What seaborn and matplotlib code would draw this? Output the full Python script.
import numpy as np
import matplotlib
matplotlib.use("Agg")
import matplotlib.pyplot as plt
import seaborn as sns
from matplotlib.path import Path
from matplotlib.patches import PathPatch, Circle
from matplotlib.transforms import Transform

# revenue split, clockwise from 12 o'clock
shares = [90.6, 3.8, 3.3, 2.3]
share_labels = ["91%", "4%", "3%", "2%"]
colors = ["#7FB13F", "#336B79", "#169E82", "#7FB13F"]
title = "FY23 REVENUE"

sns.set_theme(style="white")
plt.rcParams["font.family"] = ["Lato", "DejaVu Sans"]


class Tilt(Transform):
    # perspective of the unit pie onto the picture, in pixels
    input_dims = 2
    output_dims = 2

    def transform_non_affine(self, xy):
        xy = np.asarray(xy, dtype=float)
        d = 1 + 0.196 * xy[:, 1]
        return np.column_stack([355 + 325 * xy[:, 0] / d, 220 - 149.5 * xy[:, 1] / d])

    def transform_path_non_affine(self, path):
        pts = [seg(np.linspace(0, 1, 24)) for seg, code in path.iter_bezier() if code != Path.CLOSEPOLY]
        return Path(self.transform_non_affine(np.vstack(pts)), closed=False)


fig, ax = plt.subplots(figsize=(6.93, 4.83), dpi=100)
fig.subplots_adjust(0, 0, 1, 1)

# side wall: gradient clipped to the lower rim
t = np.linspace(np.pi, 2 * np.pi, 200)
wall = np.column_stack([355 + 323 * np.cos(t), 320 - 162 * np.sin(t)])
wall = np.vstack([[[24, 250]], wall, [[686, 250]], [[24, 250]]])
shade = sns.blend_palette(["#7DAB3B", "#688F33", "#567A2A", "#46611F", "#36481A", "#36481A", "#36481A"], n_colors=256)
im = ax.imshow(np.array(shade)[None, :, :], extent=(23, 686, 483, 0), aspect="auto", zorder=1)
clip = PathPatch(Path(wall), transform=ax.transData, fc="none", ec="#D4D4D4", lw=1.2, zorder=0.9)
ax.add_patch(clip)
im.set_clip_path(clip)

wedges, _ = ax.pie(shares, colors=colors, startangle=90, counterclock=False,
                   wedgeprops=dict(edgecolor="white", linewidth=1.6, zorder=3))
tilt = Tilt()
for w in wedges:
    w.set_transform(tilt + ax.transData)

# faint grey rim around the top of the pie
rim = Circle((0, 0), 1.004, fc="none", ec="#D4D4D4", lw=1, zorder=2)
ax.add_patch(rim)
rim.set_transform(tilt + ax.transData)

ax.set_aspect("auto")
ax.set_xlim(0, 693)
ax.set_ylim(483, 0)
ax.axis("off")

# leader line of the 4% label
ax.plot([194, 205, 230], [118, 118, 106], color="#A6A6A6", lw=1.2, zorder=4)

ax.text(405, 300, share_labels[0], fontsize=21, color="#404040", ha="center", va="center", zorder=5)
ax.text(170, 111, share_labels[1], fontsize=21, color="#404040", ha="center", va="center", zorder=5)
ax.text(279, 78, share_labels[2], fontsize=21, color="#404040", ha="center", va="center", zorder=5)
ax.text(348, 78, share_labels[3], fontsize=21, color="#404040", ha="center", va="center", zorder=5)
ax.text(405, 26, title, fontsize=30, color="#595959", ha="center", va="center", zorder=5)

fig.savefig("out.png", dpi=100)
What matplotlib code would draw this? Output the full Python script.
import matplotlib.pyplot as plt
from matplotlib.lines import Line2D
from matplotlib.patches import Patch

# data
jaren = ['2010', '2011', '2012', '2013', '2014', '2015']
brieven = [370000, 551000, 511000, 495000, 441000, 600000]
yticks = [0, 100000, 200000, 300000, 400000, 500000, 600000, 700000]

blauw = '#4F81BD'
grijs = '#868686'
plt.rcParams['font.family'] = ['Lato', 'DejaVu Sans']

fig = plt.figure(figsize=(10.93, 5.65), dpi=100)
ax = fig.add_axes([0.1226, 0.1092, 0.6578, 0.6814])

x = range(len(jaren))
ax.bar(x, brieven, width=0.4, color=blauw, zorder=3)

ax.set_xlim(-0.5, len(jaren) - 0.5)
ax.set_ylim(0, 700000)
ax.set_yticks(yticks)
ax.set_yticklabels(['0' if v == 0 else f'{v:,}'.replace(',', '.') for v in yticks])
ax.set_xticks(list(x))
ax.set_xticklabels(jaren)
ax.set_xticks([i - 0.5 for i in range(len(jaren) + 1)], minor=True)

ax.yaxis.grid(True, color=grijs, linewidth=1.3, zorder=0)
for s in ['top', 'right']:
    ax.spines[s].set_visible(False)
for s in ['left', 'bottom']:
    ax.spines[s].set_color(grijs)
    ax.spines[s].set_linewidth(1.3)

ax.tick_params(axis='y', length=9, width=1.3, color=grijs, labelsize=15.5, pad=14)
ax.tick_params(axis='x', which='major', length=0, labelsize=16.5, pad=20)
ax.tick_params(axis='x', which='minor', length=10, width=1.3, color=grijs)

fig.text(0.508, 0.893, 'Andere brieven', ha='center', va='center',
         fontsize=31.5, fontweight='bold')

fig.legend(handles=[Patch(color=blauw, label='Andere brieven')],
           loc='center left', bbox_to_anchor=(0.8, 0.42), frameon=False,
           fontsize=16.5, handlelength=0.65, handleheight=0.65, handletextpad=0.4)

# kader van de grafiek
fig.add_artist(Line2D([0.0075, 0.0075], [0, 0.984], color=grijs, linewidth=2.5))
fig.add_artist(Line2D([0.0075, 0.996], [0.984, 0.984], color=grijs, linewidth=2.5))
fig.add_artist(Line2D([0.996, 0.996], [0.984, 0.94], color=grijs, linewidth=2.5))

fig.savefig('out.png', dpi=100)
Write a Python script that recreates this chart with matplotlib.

━━━━━━━━━━

**Exercise directions:**
With the first line being the one containing "What matplotlib code" and the last line the one containing "handlelength=0.65, handleheight=0.65, handletextpad=0.4)", transcribe exactly the lines above that fall in that range.

**Solution to the exercise:**
What matplotlib code would draw this? Output the full Python script.
import matplotlib.pyplot as plt
from matplotlib.lines import Line2D
from matplotlib.patches import Patch

# data
jaren = ['2010', '2011', '2012', '2013', '2014', '2015']
brieven = [370000, 551000, 511000, 495000, 441000, 600000]
yticks = [0, 100000, 200000, 300000, 400000, 500000, 600000, 700000]

blauw = '#4F81BD'
grijs = '#868686'
plt.rcParams['font.family'] = ['Lato', 'DejaVu Sans']

fig = plt.figure(figsize=(10.93, 5.65), dpi=100)
ax = fig.add_axes([0.1226, 0.1092, 0.6578, 0.6814])

x = range(len(jaren))
ax.bar(x, brieven, width=0.4, color=blauw, zorder=3)

ax.set_xlim(-0.5, len(jaren) - 0.5)
ax.set_ylim(0, 700000)
ax.set_yticks(yticks)
ax.set_yticklabels(['0' if v == 0 else f'{v:,}'.replace(',', '.') for v in yticks])
ax.set_xticks(list(x))
ax.set_xticklabels(jaren)
ax.set_xticks([i - 0.5 for i in range(len(jaren) + 1)], minor=True)

ax.yaxis.grid(True, color=grijs, linewidth=1.3, zorder=0)
for s in ['top', 'right']:
    ax.spines[s].set_visible(False)
for s in ['left', 'bottom']:
    ax.spines[s].set_color(grijs)
    ax.spines[s].set_linewidth(1.3)

ax.tick_params(axis='y', length=9, width=1.3, color=grijs, labelsize=15.5, pad=14)
ax.tick_params(axis='x', which='major', length=0, labelsize=16.5, pad=20)
ax.tick_params(axis='x', which='minor', length=10, width=1.3, color=grijs)

fig.text(0.508, 0.893, 'Andere brieven', ha='center', va='center',
         fontsize=31.5, fontweight='bold')

fig.legend(handles=[Patch(color=blauw, label='Andere brieven')],
           loc='center left', bbox_to_anchor=(0.8, 0.42), frameon=False,
           fontsize=16.5, handlelength=0.65, handleheight=0.65, handletextpad=0.4)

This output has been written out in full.